Under the Federal Power Act, the Federal Energy Regulatory Committee (FERC) is responsible for electricity sales at the wholesale level while states regulate sales at the retail level. The passage of the Energy Policy Act and Energy Independence and Security Act were the first steps toward creating a Smart Grid, both of which urge states to deploy smart meters, increase renewable energy use, and implement dynamic pricing systems. Under these Acts, regulation at the federal level is executed by the FERC, while states rely on State Utility Commissions. However, movement toward the Smart Grid has resulted in regulations being increasingly decided by market forces.

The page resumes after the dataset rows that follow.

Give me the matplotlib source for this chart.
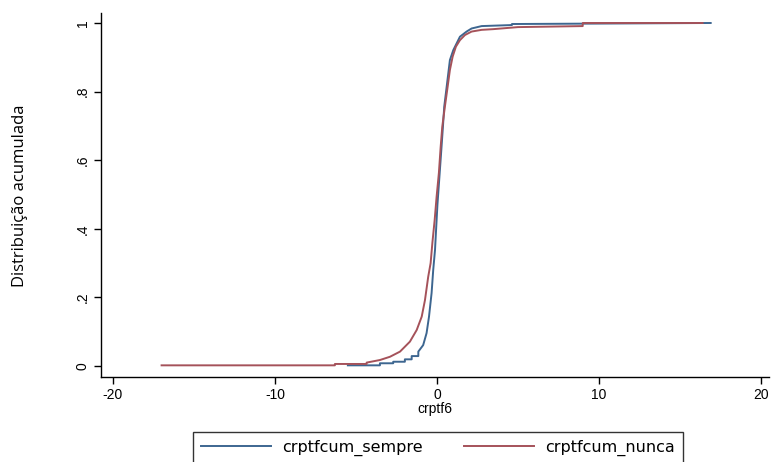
import matplotlib
matplotlib.use("Agg")
import matplotlib.pyplot as plt

sempre_x = [-5.5, -3.52, -3.52, -2.70, -2.70, -1.98, -1.98, -1.56, -1.56, -1.15, -1.15,
            -0.85, -0.64, -0.49, -0.33, -0.23, -0.12, -0.05, 0.03, 0.15, 0.27, 0.37,
            0.45, 0.60, 0.70, 0.80, 1.01, 1.22, 1.42, 1.83, 2.14, 2.76, 4.63, 4.63, 16.9]
sempre_y = [0.002, 0.002, 0.008, 0.008, 0.0125, 0.0125, 0.0195, 0.0195, 0.029, 0.029, 0.042,
            0.061, 0.096, 0.144, 0.213, 0.28, 0.338, 0.40, 0.47, 0.55, 0.63, 0.698,
            0.756, 0.814, 0.853, 0.892, 0.921, 0.941, 0.960, 0.975, 0.984, 0.991, 0.994, 0.997, 1.0]

nunca_x = [-17.0, -6.3, -6.3, -4.34, -4.34, -3.52, -2.90, -2.28, -1.67, -1.25, -0.94,
           -0.74, -0.54, -0.39, -0.28, -0.14, -0.02, 0.12, 0.23, 0.33,
           0.49, 0.66, 0.80, 0.97, 1.17, 1.42, 1.73, 2.14, 2.76, 3.46, 5.0, 9.0, 9.0, 16.4]
nunca_y = [0.002, 0.002, 0.006, 0.006, 0.01, 0.0175, 0.027, 0.042, 0.071, 0.105, 0.144,
           0.192, 0.26, 0.30, 0.36, 0.426, 0.494, 0.563, 0.639, 0.698,
           0.756, 0.814, 0.863, 0.902, 0.931, 0.950, 0.965, 0.975, 0.980, 0.982, 0.988, 0.991, 1.0, 1.0]

xticks = [-20, -10, 0, 10, 20]
yticks = [0, 0.2, 0.4, 0.6, 0.8, 1.0]
yticklabels = ["0", ".2", ".4", ".6", ".8", "1"]

blue = "#3d6690"
red = "#a5525a"

W, H = 772, 462
ax_l, ax_r, ax_b, ax_t = 101, 769, 377, 12.7

fig = plt.figure(figsize=(W / 100, H / 100), dpi=100)
ax = fig.add_axes([ax_l / W, (H - ax_b) / H, (ax_r - ax_l) / W, (ax_b - ax_t) / H])

ax.plot(sempre_x, sempre_y, color=blue, lw=1.4, label="crptfcum_sempre")
ax.plot(nunca_x, nunca_y, color=red, lw=1.4, label="crptfcum_nunca")

ax.set_xlim(-20.74, 20.5)
ax.set_ylim(-0.032, 1.03)
ax.spines["top"].set_visible(False)
ax.spines["right"].set_visible(False)
for s in ("left", "bottom"):
    ax.spines[s].set_linewidth(1.0)
    ax.spines[s].set_color("black")

ax.set_xticks(xticks)
ax.set_xticklabels([str(t) for t in xticks], fontsize=10, family="Liberation Sans")
ax.set_yticks(yticks)
ax.set_yticklabels(yticklabels, fontsize=10, family="Liberation Sans", rotation=90, va="center")
ax.tick_params(direction="out", length=5, width=1, pad=3)

ax.set_xlabel("crptf6", fontsize=10, family="Liberation Sans", labelpad=0)
ax.set_ylabel("Distribuição acumulada", fontsize=12, family="Open Sans")
ax.yaxis.set_label_coords((20 - ax_l) / (ax_r - ax_l), (ax_b - 196) / (ax_b - ax_t))
ax.yaxis.label.set_va("center")

leg = fig.legend(loc="upper left", bbox_to_anchor=(193 / W, 0, 490 / W, 1 - 432 / H),
                 mode="expand", ncol=2, frameon=True, fancybox=False,
                 handlelength=4.4, handletextpad=0.7, borderpad=0.5, borderaxespad=0,
                 prop={"family": "DejaVu Sans", "size": 11.5})
leg.get_frame().set_edgecolor("black")
leg.get_frame().set_linewidth(1.0)

fig.savefig("out.png", dpi=100)
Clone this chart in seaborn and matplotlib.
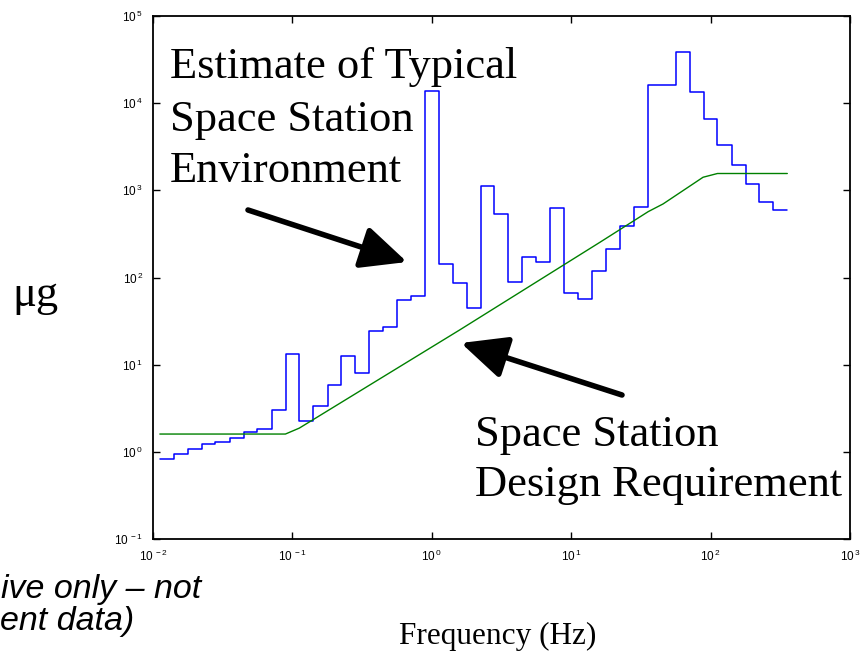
import numpy as np
import matplotlib
matplotlib.use("Agg")
import matplotlib.pyplot as plt
import seaborn as sns
import pandas as pd

# ---- data ----
band_centers = [0.0125, 0.016, 0.02, 0.025, 0.0315, 0.04, 0.05, 0.063, 0.08,
                0.1, 0.125, 0.16, 0.2, 0.25, 0.315, 0.4, 0.5, 0.63, 0.8,
                1.0, 1.25, 1.6, 2.0, 2.5, 3.15, 4.0, 5.0, 6.3, 8.0,
                10, 12.5, 16, 20, 25, 31.5, 40, 50, 63, 80,
                100, 125, 160, 200, 250, 315]
env_ug = [0.82, 0.94, 1.07, 1.22, 1.30, 1.46, 1.71, 1.85, 3.01,
          13.3, 2.27, 3.34, 5.82, 12.6, 8.0, 24.2, 27.3, 55, 61.5,
          13900, 142, 86, 44.5, 1123, 536, 89.8, 174, 151, 623,
          66, 57, 120, 213, 391, 650, 16200, 16200, 38500, 13300,
          6530, 3320, 1955, 1175, 731, 601]

req_freq = [0.0112, 0.0891, 0.112, 1.59, 16.1, 35.7, 45.6, 88.3, 112, 355]
req_ug = [1.6, 1.6, 1.87, 25.1, 254, 570, 698, 1413, 1560, 1560]

xtick_vals = [1e-2, 1e-1, 1e0, 1e1, 1e2, 1e3]
xtick_labels = ["-2", "-1", "0", "1", "2", "3"]
ytick_vals = [1e-1, 1e0, 1e1, 1e2, 1e3, 1e4, 1e5]
ytick_labels = ["-1", "0", "1", "2", "3", "4", "5"]

# ---- style ----
sns.set_theme(style="ticks")
plt.rcParams["font.family"] = ["Liberation Sans", "DejaVu Sans"]
plt.rcParams["mathtext.default"] = "regular"
plt.rcParams["text.color"] = "black"

W, H = 867, 654
fig = plt.figure(figsize=(W / 100, H / 100), dpi=100)
L, R, T, B = 153, 850, 16, 539
ax = fig.add_axes([L / W, 1 - B / H, (R - L) / W, (B - T) / H])

# band edges (1/3-octave, geometric)
c = np.array(band_centers, dtype=float)
edges = np.concatenate([[c[0] / 10 ** 0.05], np.sqrt(c[:-1] * c[1:]), [c[-1] * 10 ** 0.05]])
env_df = pd.DataFrame({"f": edges, "g": list(env_ug) + [env_ug[-1]]})
req_df = pd.DataFrame({"f": req_freq, "g": req_ug})

sns.lineplot(data=env_df, x="f", y="g", ax=ax, color="#0000ff", lw=1.1,
             drawstyle="steps-post", estimator=None, sort=False)
sns.lineplot(data=req_df, x="f", y="g", ax=ax, color="#008000", lw=1.0,
             estimator=None, sort=False)

ax.set_xscale("log")
ax.set_yscale("log")
ax.set_xlim(1e-2, 1e3)
ax.set_ylim(1e-1, 1e5)
ax.set_xlabel("")
ax.set_ylabel("")
ax.minorticks_off()
ax.set_xticks(xtick_vals)
ax.set_xticklabels([r"$10^{\,%s}$" % s for s in xtick_labels])
ax.set_yticks(ytick_vals)
ax.set_yticklabels([r"$10^{\,%s}$" % s for s in ytick_labels])
ax.tick_params(axis="both", which="both", direction="in", length=5, width=1,
               top=True, right=True, labelsize=8.5, colors="black", pad=7)
for sp in ax.spines.values():
    sp.set_visible(True)
    sp.set_color("black")
    sp.set_linewidth(1.3)

def fx(px):
    return px / W

def fy(py):
    return 1 - py / H

serif = ["Liberation Serif", "DejaVu Serif"]
sans = ["Liberation Sans", "DejaVu Sans"]
fs = 32
for txt, yb in [("Estimate of Typical", 78), ("Space Station", 131), ("Environment", 182)]:
    fig.text(fx(170), fy(yb), txt, family=serif, fontsize=fs, va="baseline", ha="left", color="black")
for txt, yb in [("Space Station", 446), ("Design Requirement", 496)]:
    fig.text(fx(475), fy(yb), txt, family=serif, fontsize=fs, va="baseline", ha="left", color="black")
fig.text(fx(12), fy(306), "\u03bcg", family=serif, fontsize=32, va="baseline", ha="left", color="black")
fig.text(fx(498), fy(644), "Frequency (Hz)", family=serif, fontsize=22.5, va="baseline", ha="center",
         color="black")

# footnote (only the part visible in the reference)
fig.text(fx(1), fy(598), "ive only \u2013 not", family=sans,
         style="italic", fontsize=24.5, va="baseline", ha="left", color="black")
fig.text(fx(0), fy(630), "ent data)", family=sans,
         style="italic", fontsize=24.5, va="baseline", ha="left", color="black")

# arrows
arrow_kw = dict(arrowstyle="-|>,head_length=1.4,head_width=0.65", color="black", lw=4,
                shrinkA=0, shrinkB=0, mutation_scale=20, capstyle="round")
ax.annotate("", xy=(fx(407), fy(262)), xycoords="figure fraction",
            xytext=(fx(248), fy(210)), textcoords="figure fraction", arrowprops=arrow_kw)
ax.annotate("", xy=(fx(461), fy(343)), xycoords="figure fraction",
            xytext=(fx(622), fy(395)), textcoords="figure fraction", arrowprops=arrow_kw)

fig.savefig("out.png", dpi=100)
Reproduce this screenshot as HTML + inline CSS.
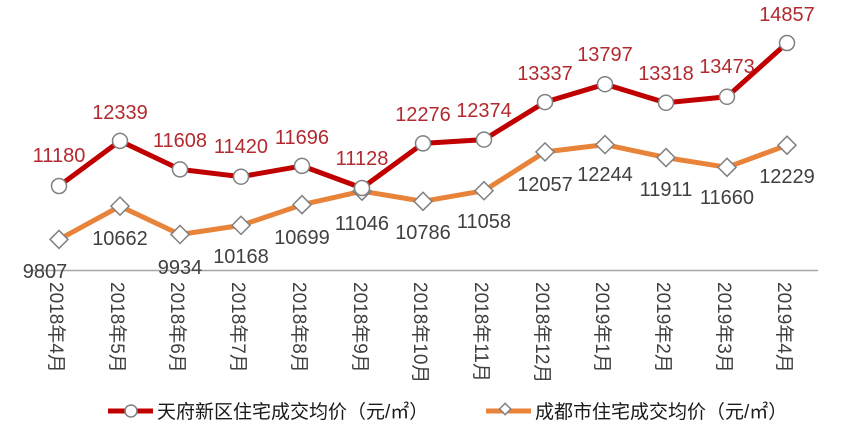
<!DOCTYPE html>
<html><head><meta charset="utf-8"><style>
html,body{margin:0;padding:0;background:#fff;}
svg{display:block;font-family:"Liberation Sans","Noto Sans CJK SC",sans-serif;}
</style></head><body>
<svg width="858" height="427" viewBox="0 0 858 427" xmlns="http://www.w3.org/2000/svg">
<line x1="30" y1="270.5" x2="818" y2="270.5" stroke="#a6a6a6" stroke-width="1.5"/>
<g id="chart"></g>
<g font-size="19" fill="#3f3f3f">
<text transform="translate(50,282) rotate(90)">2018年4月</text>
<text transform="translate(111,282) rotate(90)">2018年5月</text>
<text transform="translate(171,282) rotate(90)">2018年6月</text>
<text transform="translate(232,282) rotate(90)">2018年7月</text>
<text transform="translate(293,282) rotate(90)">2018年8月</text>
<text transform="translate(354,282) rotate(90)">2018年9月</text>
<text transform="translate(414,282) rotate(90)">2018年10月</text>
<text transform="translate(475,282) rotate(90)">2018年11月</text>
<text transform="translate(536,282) rotate(90)">2018年12月</text>
<text transform="translate(596,282) rotate(90)">2019年1月</text>
<text transform="translate(657,282) rotate(90)">2019年2月</text>
<text transform="translate(718,282) rotate(90)">2019年3月</text>
<text transform="translate(778,282) rotate(90)">2019年4月</text>
</g>
<line x1="108" y1="411" x2="153" y2="411" stroke="#c00000" stroke-width="5"/>
<circle cx="131" cy="411" r="6" fill="#fff" stroke="#808080" stroke-width="1.5"/>
<text x="157" y="418" font-size="19" fill="#1a1a1a">天府新区住宅成交均价（元/㎡）</text>
<line x1="486" y1="411" x2="531" y2="411" stroke="#e8833a" stroke-width="5"/>
<rect x="504" y="405" width="8" height="8" transform="rotate(45 508 409) translate(-2 2)" fill="#fff" stroke="#808080" stroke-width="1.5"/>
<text x="535" y="418" font-size="19" fill="#1a1a1a">成都市住宅成交均价（元/㎡）</text>
</svg>
<script>
var xs=[59,120,180,241,302,362,423,484,545,605,666,727,787];
var red=[11180,12339,11608,11420,11696,11128,12276,12374,13337,13797,13318,13473,14857];
var org=[9807,10662,9934,10168,10699,11046,10786,11058,12057,12244,11911,11660,12229];
var rl=[[59,155],[120,112],[180,140],[241,146],[302,137],[362,158],[423,114],[484,110],[545,73],[605,54],[666,73],[727,66],[787,14]];
var ol=[[45,271],[120,238],[180,267],[241,256],[302,237],[362,223],[423,232],[484,221],[545,184],[605,174],[666,189],[727,197],[787,176]];
function Y(v){return 186-(v-11180)*0.0389;}
var ns="http://www.w3.org/2000/svg",g=document.getElementById('chart'),h='';
function pts(a){return a.map(function(v,i){return xs[i]+','+Y(v).toFixed(1)}).join(' ');}
h+='<polyline points="'+pts(org)+'" fill="none" stroke="#e8833a" stroke-width="5" stroke-linejoin="round"/>';
h+='<polyline points="'+pts(red)+'" fill="none" stroke="#c00000" stroke-width="5" stroke-linejoin="round"/>';
org.forEach(function(v,i){var x=xs[i],y=Y(v);h+='<polygon points="'+x+','+(y-9)+' '+(x+9)+','+y+' '+x+','+(y+9)+' '+(x-9)+','+y+'" fill="#fff" stroke="#808080" stroke-width="1.5"/>';});
red.forEach(function(v,i){h+='<circle cx="'+xs[i]+'" cy="'+Y(v).toFixed(1)+'" r="7.5" fill="#fff" stroke="#808080" stroke-width="1.5"/>';});
red.forEach(function(v,i){h+='<text x="'+rl[i][0]+'" y="'+(rl[i][1]+7)+'" font-size="20" fill="#b22a2f" text-anchor="middle">'+v+'</text>';});
org.forEach(function(v,i){h+='<text x="'+ol[i][0]+'" y="'+(ol[i][1]+7)+'" font-size="20" fill="#404040" text-anchor="middle">'+v+'</text>';});
g.innerHTML=h;
</script>
</body></html>
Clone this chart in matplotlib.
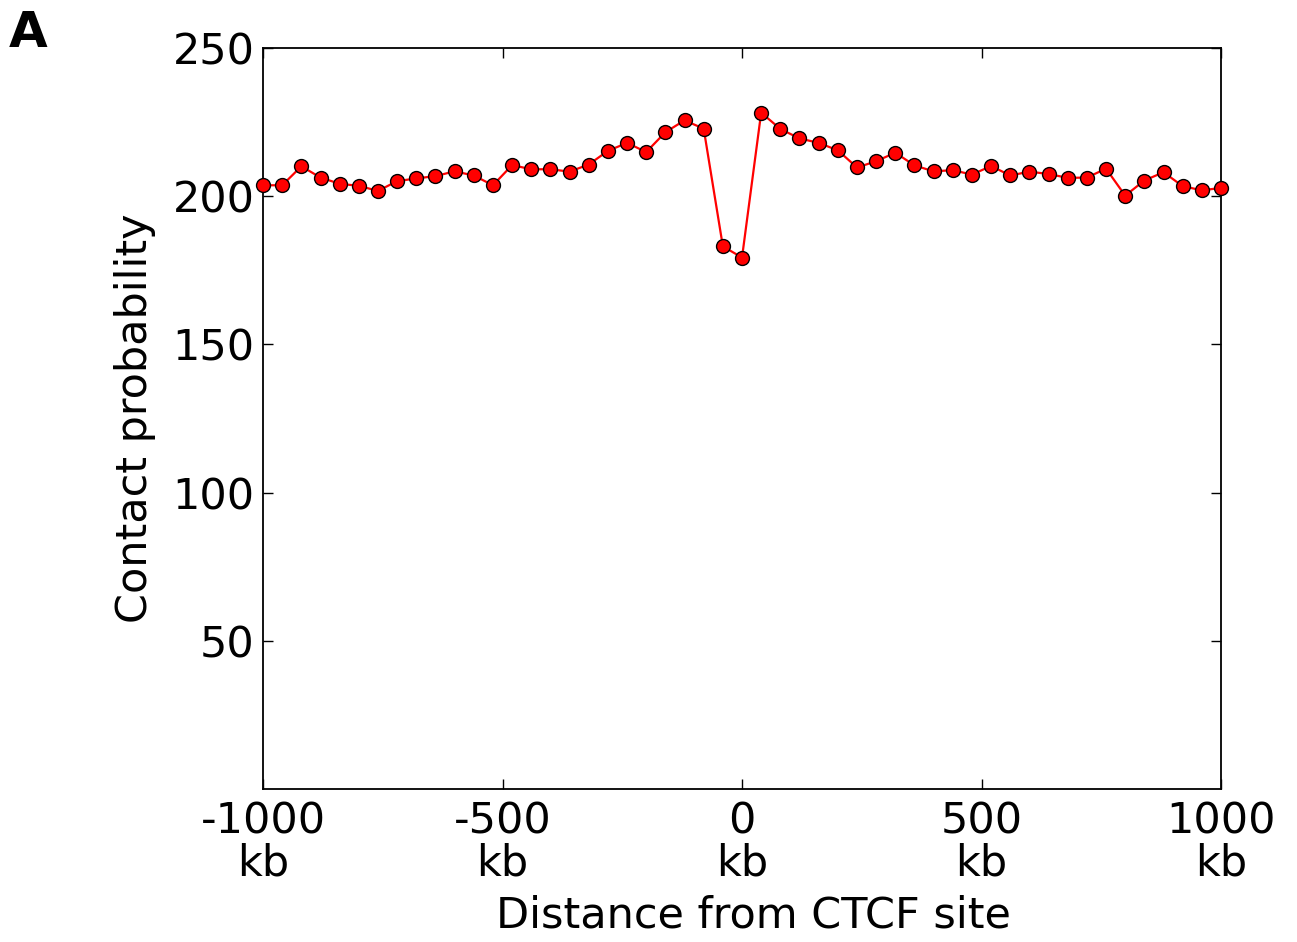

The benefits of a transition to the Smart Grid far outweigh any costs. Not only will the U.S. significantly cut carbon dioxide emissions by increasing inputs from renewable energy sources and assisting consumers in conserving energy, but it also will provide a net gain of green jobs, increase reliability of the current grid, and increase energy independence. However, certain measures must be employed to speed the deployment of Smart Grid technologies. Such measures include tax incentives to reduce investment costs as well as increased funding allocated to states so that they may update infrastructure, deploy technology, and gain expertise in Smart Grid energy systems. Finally, future policies will need to elucidate the role of the FERC in regulating deregulated markets to protect consumers from market abuses. Such incentives and policies will assist the United States in the inevitable transition to a smarter grid.